◆ Your goal:
Write out every line of the material as it stands, apart from the pictures.

◆ Stored data:
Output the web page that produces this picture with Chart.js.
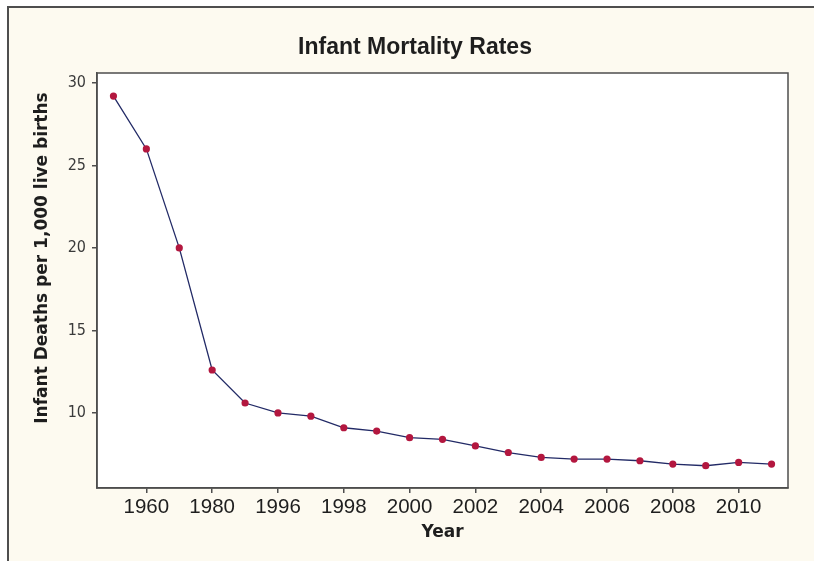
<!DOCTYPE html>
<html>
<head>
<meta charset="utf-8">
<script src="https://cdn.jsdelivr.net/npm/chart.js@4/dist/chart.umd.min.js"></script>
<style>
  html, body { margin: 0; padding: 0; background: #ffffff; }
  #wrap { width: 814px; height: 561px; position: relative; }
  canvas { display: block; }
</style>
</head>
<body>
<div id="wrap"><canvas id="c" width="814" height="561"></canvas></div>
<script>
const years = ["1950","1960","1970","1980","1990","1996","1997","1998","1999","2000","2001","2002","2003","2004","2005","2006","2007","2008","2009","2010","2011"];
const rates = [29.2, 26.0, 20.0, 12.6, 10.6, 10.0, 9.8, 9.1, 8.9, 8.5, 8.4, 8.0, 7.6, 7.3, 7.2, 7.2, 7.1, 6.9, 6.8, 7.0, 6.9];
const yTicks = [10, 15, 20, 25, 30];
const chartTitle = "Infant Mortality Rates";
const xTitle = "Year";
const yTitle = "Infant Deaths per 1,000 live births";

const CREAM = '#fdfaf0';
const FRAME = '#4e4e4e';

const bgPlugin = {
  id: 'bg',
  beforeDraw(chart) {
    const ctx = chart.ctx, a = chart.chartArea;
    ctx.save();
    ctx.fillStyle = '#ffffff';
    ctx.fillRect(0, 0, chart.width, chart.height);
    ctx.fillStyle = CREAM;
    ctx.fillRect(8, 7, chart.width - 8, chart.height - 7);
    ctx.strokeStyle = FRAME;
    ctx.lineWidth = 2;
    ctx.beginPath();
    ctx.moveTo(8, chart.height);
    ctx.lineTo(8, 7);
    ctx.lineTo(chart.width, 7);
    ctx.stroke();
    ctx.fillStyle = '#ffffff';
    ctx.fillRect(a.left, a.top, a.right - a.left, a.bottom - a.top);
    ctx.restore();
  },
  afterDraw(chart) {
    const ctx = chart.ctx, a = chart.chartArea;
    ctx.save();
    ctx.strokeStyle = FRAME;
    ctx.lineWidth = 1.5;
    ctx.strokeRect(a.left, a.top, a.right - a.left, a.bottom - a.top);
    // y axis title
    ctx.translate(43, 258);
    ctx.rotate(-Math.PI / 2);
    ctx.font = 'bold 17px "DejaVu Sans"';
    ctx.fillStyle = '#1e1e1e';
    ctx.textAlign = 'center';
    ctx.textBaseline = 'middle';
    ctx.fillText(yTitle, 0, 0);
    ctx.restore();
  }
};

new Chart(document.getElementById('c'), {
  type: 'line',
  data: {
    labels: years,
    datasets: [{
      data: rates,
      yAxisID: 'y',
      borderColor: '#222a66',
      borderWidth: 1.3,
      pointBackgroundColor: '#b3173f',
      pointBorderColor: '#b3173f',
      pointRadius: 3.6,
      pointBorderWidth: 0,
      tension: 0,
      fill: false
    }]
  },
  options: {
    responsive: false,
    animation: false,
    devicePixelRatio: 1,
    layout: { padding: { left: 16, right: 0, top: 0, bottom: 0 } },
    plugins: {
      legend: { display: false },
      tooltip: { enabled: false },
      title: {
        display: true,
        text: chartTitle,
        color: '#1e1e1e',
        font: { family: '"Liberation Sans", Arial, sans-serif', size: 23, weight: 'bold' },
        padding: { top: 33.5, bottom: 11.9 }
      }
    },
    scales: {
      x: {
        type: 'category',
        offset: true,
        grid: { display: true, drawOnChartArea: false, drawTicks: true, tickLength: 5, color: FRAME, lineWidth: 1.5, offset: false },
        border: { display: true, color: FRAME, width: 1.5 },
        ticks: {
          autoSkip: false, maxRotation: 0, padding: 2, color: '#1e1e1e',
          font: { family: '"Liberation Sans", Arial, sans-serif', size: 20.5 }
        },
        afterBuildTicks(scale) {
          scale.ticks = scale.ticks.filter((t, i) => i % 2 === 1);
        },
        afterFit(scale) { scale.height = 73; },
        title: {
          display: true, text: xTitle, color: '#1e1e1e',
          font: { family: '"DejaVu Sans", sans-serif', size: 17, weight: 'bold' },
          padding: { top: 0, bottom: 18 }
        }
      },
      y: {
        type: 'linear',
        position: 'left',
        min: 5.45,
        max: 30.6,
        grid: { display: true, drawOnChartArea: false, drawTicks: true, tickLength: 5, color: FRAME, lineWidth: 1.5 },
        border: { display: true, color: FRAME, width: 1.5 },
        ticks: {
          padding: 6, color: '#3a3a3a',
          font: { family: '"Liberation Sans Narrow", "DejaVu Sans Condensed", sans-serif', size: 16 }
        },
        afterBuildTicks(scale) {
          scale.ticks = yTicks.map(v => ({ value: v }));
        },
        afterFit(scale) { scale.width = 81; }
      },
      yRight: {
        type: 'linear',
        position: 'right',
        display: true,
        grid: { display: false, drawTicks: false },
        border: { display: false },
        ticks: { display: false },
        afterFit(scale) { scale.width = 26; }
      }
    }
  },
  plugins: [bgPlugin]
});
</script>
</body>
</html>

◆ Written solution:
Output the web page that produces this picture with Chart.js.
<!DOCTYPE html>
<html>
<head>
<meta charset="utf-8">
<script src="https://cdn.jsdelivr.net/npm/chart.js@4/dist/chart.umd.min.js"></script>
<style>
  html, body { margin: 0; padding: 0; background: #ffffff; }
  #wrap { width: 814px; height: 561px; position: relative; }
  canvas { display: block; }
</style>
</head>
<body>
<div id="wrap"><canvas id="c" width="814" height="561"></canvas></div>
<script>
const years = ["1950","1960","1970","1980","1990","1996","1997","1998","1999","2000","2001","2002","2003","2004","2005","2006","2007","2008","2009","2010","2011"];
const rates = [29.2, 26.0, 20.0, 12.6, 10.6, 10.0, 9.8, 9.1, 8.9, 8.5, 8.4, 8.0, 7.6, 7.3, 7.2, 7.2, 7.1, 6.9, 6.8, 7.0, 6.9];
const yTicks = [10, 15, 20, 25, 30];
const chartTitle = "Infant Mortality Rates";
const xTitle = "Year";
const yTitle = "Infant Deaths per 1,000 live births";

const CREAM = '#fdfaf0';
const FRAME = '#4e4e4e';

const bgPlugin = {
  id: 'bg',
  beforeDraw(chart) {
    const ctx = chart.ctx, a = chart.chartArea;
    ctx.save();
    ctx.fillStyle = '#ffffff';
    ctx.fillRect(0, 0, chart.width, chart.height);
    ctx.fillStyle = CREAM;
    ctx.fillRect(8, 7, chart.width - 8, chart.height - 7);
    ctx.strokeStyle = FRAME;
    ctx.lineWidth = 2;
    ctx.beginPath();
    ctx.moveTo(8, chart.height);
    ctx.lineTo(8, 7);
    ctx.lineTo(chart.width, 7);
    ctx.stroke();
    ctx.fillStyle = '#ffffff';
    ctx.fillRect(a.left, a.top, a.right - a.left, a.bottom - a.top);
    ctx.restore();
  },
  afterDraw(chart) {
    const ctx = chart.ctx, a = chart.chartArea;
    ctx.save();
    ctx.strokeStyle = FRAME;
    ctx.lineWidth = 1.5;
    ctx.strokeRect(a.left, a.top, a.right - a.left, a.bottom - a.top);
    // y axis title
    ctx.translate(43, 258);
    ctx.rotate(-Math.PI / 2);
    ctx.font = 'bold 17px "DejaVu Sans"';
    ctx.fillStyle = '#1e1e1e';
    ctx.textAlign = 'center';
    ctx.textBaseline = 'middle';
    ctx.fillText(yTitle, 0, 0);
    ctx.restore();
  }
};

new Chart(document.getElementById('c'), {
  type: 'line',
  data: {
    labels: years,
    datasets: [{
      data: rates,
      yAxisID: 'y',
      borderColor: '#222a66',
      borderWidth: 1.3,
      pointBackgroundColor: '#b3173f',
      pointBorderColor: '#b3173f',
      pointRadius: 3.6,
      pointBorderWidth: 0,
      tension: 0,
      fill: false
    }]
  },
  options: {
    responsive: false,
    animation: false,
    devicePixelRatio: 1,
    layout: { padding: { left: 16, right: 0, top: 0, bottom: 0 } },
    plugins: {
      legend: { display: false },
      tooltip: { enabled: false },
      title: {
        display: true,
        text: chartTitle,
        color: '#1e1e1e',
        font: { family: '"Liberation Sans", Arial, sans-serif', size: 23, weight: 'bold' },
        padding: { top: 33.5, bottom: 11.9 }
      }
    },
    scales: {
      x: {
        type: 'category',
        offset: true,
        grid: { display: true, drawOnChartArea: false, drawTicks: true, tickLength: 5, color: FRAME, lineWidth: 1.5, offset: false },
        border: { display: true, color: FRAME, width: 1.5 },
        ticks: {
          autoSkip: false, maxRotation: 0, padding: 2, color: '#1e1e1e',
          font: { family: '"Liberation Sans", Arial, sans-serif', size: 20.5 }
        },
        afterBuildTicks(scale) {
          scale.ticks = scale.ticks.filter((t, i) => i % 2 === 1);
        },
        afterFit(scale) { scale.height = 73; },
        title: {
          display: true, text: xTitle, color: '#1e1e1e',
          font: { family: '"DejaVu Sans", sans-serif', size: 17, weight: 'bold' },
          padding: { top: 0, bottom: 18 }
        }
      },
      y: {
        type: 'linear',
        position: 'left',
        min: 5.45,
        max: 30.6,
        grid: { display: true, drawOnChartArea: false, drawTicks: true, tickLength: 5, color: FRAME, lineWidth: 1.5 },
        border: { display: true, color: FRAME, width: 1.5 },
        ticks: {
          padding: 6, color: '#3a3a3a',
          font: { family: '"Liberation Sans Narrow", "DejaVu Sans Condensed", sans-serif', size: 16 }
        },
        afterBuildTicks(scale) {
          scale.ticks = yTicks.map(v => ({ value: v }));
        },
        afterFit(scale) { scale.width = 81; }
      },
      yRight: {
        type: 'linear',
        position: 'right',
        display: true,
        grid: { display: false, drawTicks: false },
        border: { display: false },
        ticks: { display: false },
        afterFit(scale) { scale.width = 26; }
      }
    }
  },
  plugins: [bgPlugin]
});
</script>
</body>
</html>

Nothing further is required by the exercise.